Il pragya aparadha avviene quando nella meccanica della creazione dal campo della coscienza l’intelletto perde di vista l’essenziale unità che è la vera natura del sé. A causa di una mancanza di flessibilità nella neurofisiologia, in qualche parte della progressione sequenziale dell’unità verso la diversità, viene perduta l’esperienza dell’unità. L’intelletto rimane catturato nella sua propria creazione. Esso viene adombrato dalla percezione della diversità fino a perdere contatto con l’unità, che è invece la reale natura del sé che in cui avviene la distinzione.
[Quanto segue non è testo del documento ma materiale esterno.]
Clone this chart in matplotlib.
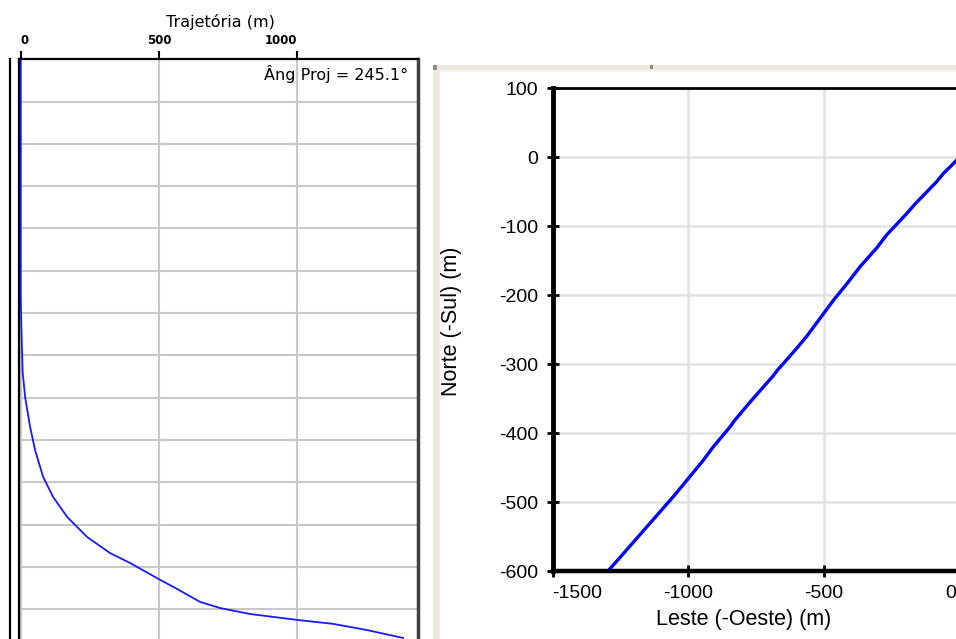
import matplotlib
matplotlib.use("Agg")
import matplotlib.pyplot as plt
from matplotlib.patches import Rectangle
from matplotlib.lines import Line2D
from matplotlib.transforms import ScaledTranslation

plt.rcParams['axes.unicode_minus'] = False

W, H = 956, 639

# perfil: afastamento horizontal (m) x profundidade (m)
afastamento = [0, 0, 3, 7, 16, 34, 52, 81, 117, 168, 240, 323, 395, 504, 565,
               648, 721, 829, 999, 1129, 1252, 1382]
profundidade = [0, 843, 971, 1109, 1198, 1304, 1386, 1481, 1552, 1623, 1694,
                1751, 1786, 1846, 1878, 1924, 1946, 1967, 1988, 2002, 2024, 2052]
ticks_traj = [0, 500, 1000]
ang_proj = 245.1

# planta: leste x norte (m)
leste = [0, -27, -58, -83, -132, -162, -193, -267, -304, -365, -414, -464, -513,
         -562, -598, -629, -672, -685, -770, -832, -844, -906, -948, -992, -1053,
         -1151, -1249, -1292]
norte = [0, -11, -23, -35, -55, -67, -81, -112, -131, -158, -183, -207, -233,
         -259, -276, -290, -309, -316, -354, -383, -390, -419, -441, -462, -491,
         -535, -579, -598]
ticks_leste = [-1500, -1000, -500, 0]
ticks_norte = [100, 0, -100, -200, -300, -400, -500, -600]


def fig_box(x0, y0, x1, y1):
    # pixel box (top-left origin) -> figure fraction rect
    return [x0 / W, 1 - y1 / H, (x1 - x0) / W, (y1 - y0) / H]


fig = plt.figure(figsize=(W / 100, H / 100), dpi=100)
fig.patch.set_facecolor('white')

# moldura bege do painel da direita
bege = '#ECE9D8'
for x0, y0, x1, y1, c in [(433, 65, 956, 70, bege), (433, 70, 956, 72, '#F6F5EF'),
                          (433, 65, 440, 639, bege),
                          (433, 65, 437, 70, '#8C8C8C'), (650, 65, 653, 69, '#8C8C8C')]:
    r = fig_box(x0, y0, x1, y1)
    fig.patches.append(Rectangle((r[0], r[1]), r[2], r[3], transform=fig.transFigure,
                                 facecolor=c, edgecolor='none', zorder=0))

# linha vertical à esquerda do perfil
fig.add_artist(Line2D([10 / W, 10 / W], [0, 1 - 59 / H], transform=fig.transFigure,
                      color='black', lw=1.6))

# ---------------- perfil (trajetória) ----------------
ax1 = fig.add_axes(fig_box(18.5, 59.3, 417.7, 700))
ax1.plot(afastamento, profundidade, color='#1a1aff', lw=1.3)
ax1.set_xlim(-8, 1435)
ax1.set_ylim(2272, 0)
ax1.xaxis.tick_top()
ax1.set_xticks(ticks_traj)
ax1.set_xticklabels([str(t) for t in ticks_traj], fontfamily='DejaVu Sans',
                    fontsize=8.5, fontweight='bold')
for lab, ha in zip(ax1.get_xticklabels(), ['left', 'center', 'right']):
    lab.set_ha(ha)
ax1.tick_params(axis='x', direction='out', length=6, width=1.5, pad=2.5, colors='black')
ax1.set_yticks(range(150, 2272, 150))
ax1.tick_params(axis='y', length=0, labelleft=False)
ax1.grid(True, color='#C8C8C8', lw=1.5)
ax1.set_axisbelow(True)
for s in ['left', 'top']:
    ax1.spines[s].set_linewidth(1.6)
ax1.spines['right'].set_linewidth(2.5)
ax1.spines['right'].set_color('#404040')
ax1.spines['bottom'].set_visible(False)
ax1.xaxis.set_label_position('top')
ax1.set_xlabel('Trajetória (m)', fontfamily='DejaVu Sans', fontsize=11.5)
ax1.xaxis.set_label_coords(0.505, 1.058)
ax1.xaxis.label.set_va('center')
ax1.text(0.9757, 0.977, f'Âng Proj = {ang_proj}°', transform=ax1.transAxes,
         ha='right', va='center', fontfamily='DejaVu Sans', fontsize=11.5)

# ---------------- planta ----------------
ax2 = fig.add_axes(fig_box(552.5, 88.3, 986.5, 571.3))
ax2.plot(leste, norte, color='#0000FF', lw=2.4, solid_capstyle='round')
ax2.set_xlim(-1500, 100)
ax2.set_ylim(-600, 100)
ax2.set_xticks(ticks_leste)
ax2.set_yticks(ticks_norte)
ax2.set_xticklabels([str(t) for t in ticks_leste], fontfamily='Liberation Sans', fontsize=14)
ax2.set_yticklabels([str(t) for t in ticks_norte], fontfamily='Liberation Sans', fontsize=14)
ax2.tick_params(direction='inout', length=8, width=2, pad=6, colors='black')
xt = ax2.xaxis.get_major_ticks()
xt[0].label1.set_ha('left')
# rótulo do zero encostado na borda direita
xt[-1].label1.set_ha('right')
xt[-1].label1.set_transform(xt[-1].label1.get_transform()
                            + ScaledTranslation(-3 / 100, 0, fig.dpi_scale_trans))
ax2.grid(True, color='#E2E2E2', lw=1.8)
ax2.set_axisbelow(True)
ax2.spines['left'].set_linewidth(3.5)
ax2.spines['bottom'].set_linewidth(3.2)
ax2.spines['top'].set_linewidth(2)
ax2.set_xlabel('Leste (-Oeste) (m)', fontfamily='Liberation Sans', fontsize=15.5)
ax2.set_ylabel('Norte (-Sul) (m)', fontfamily='Liberation Sans', fontsize=15.5)
ax2.xaxis.set_label_coords(0.441, -0.0988)
ax2.xaxis.label.set_va('center')
ax2.yaxis.set_label_coords(-0.2316, 0.5166)
ax2.yaxis.label.set_va('center')

fig.savefig('out.png', dpi=100)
Questo errore dell’intelletto è così fondamentale per la natura della vita e del vivere, da essere ritenuto responsabile di tutti i problemi e di ogni sofferenza nella vita.
Tuttavia, se la consapevolezza è sufficientemente stabilizzata nella sua natura unificata, e se lo sviluppo sequenziale del sé dall’unità alla diversità viene percepito con chiarezza, allora il pragya aparadha viene eliminato e non viene mai perduto il contatto con la base unificata dell’esistenza, anche mentre si godono le sue diverse espressioni.